Research by Bankable Frontiers Associates for FSD-Africa shows that retail credit has significant potential to help those Africans who are in the “cusp” segment (above poverty but below the middle class, $2-$5 per day, economically active) to move up and build assets. But there are obvious risks as well, including particularly debt stress and over-indebtedness, with these risks being more pronounced in countries that are experiencing or expecting macroeconomic shocks. Rather than the typical “Africa rising” narrative of a steadily growing middle class, there is a real threat of backsliding for many “cuspers.”
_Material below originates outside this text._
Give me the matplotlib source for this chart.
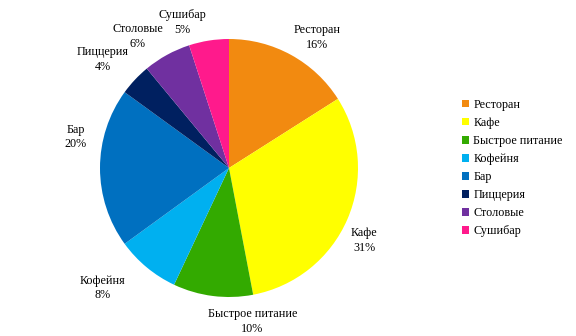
import matplotlib.pyplot as plt
from matplotlib.patches import Patch

plt.rcParams['font.family'] = ['Liberation Serif', 'DejaVu Serif']

categories = ['Ресторан', 'Кафе', 'Быстрое питание', 'Кофейня', 'Бар',
              'Пиццерия', 'Столовые', 'Сушибар']
shares = [16, 31, 10, 8, 20, 4, 6, 5]
colors = ['#F28A10', '#FFFF00', '#33AA00', '#00B0F0', '#0070C0',
          '#002060', '#7030A0', '#FF1A8C']

# label centres, in pie radii (radius = 1)
label_pos = [(0.68, 1.01), (1.05, -0.56), (0.18, -1.19), (-0.98, -0.93),
             (-1.19, 0.24), (-0.98, 0.84), (-0.71, 1.02), (-0.36, 1.13)]

fig = plt.figure(figsize=(5.76, 3.36), dpi=100)
ax = fig.add_axes([100 / 576, 39 / 336, 258 / 576, 258 / 336])

wedges, _ = ax.pie(shares, colors=colors, startangle=90, counterclock=False,
                   radius=1)
ax.set_xlim(-1, 1)
ax.set_ylim(-1, 1)
ax.set_aspect('equal')
ax.axis('off')

for name, val, (x, y) in zip(categories, shares, label_pos):
    ax.text(x, y, f'{name}\n{val}%', ha='center', va='center',
            fontsize=8.7, linespacing=1.3, clip_on=False)

handles = [Patch(facecolor=c, edgecolor='none') for c in colors]
fig.legend(handles, categories, loc='center left',
           bbox_to_anchor=(457 / 576, 1 - 168 / 336), frameon=False,
           fontsize=8.7, handlelength=0.6, handleheight=0.6,
           handletextpad=0.35, labelspacing=0.5, borderaxespad=0)

fig.savefig('out.png', dpi=100)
For CGAP, key take-aways include:
It is important for policy makers and regulators to be proactive in better understanding retail credit markets and how they are changing. There are many new entrants (e.g., digital credit providers that use non-traditional data to construct scoring models for those without traditional credit histories), some of these business models could scale very rapidly, we see evidence of widespread over-indebtedness in countries like South Africa, and we know that credit bubbles happen with some regularity. One good starting point would be to develop better data and analytics for regulators who want to get a more “whole market” picture of what credit is available to which consumer segments and offered by which providers, as the basis for monitoring the market and engaging with lenders.
We also need to deepen our work to understand the new business models, how weak/strong the incentives are to be transparent and responsible in their practices, and how consumers will respond (e.g., how their behavioral biases might shift when loans are available instantly and privately via SMS).
It will also be important to think through the politics of consumer and retail credit for different segments – e.g., will there be pressure to loosen restrictions on non-bank lenders, regulate pricing or other product features that are viewed (perhaps accurately) as abusive, forgive loans or wipe the slate clean if large numbers of lower- and middle-income people are blacklisted?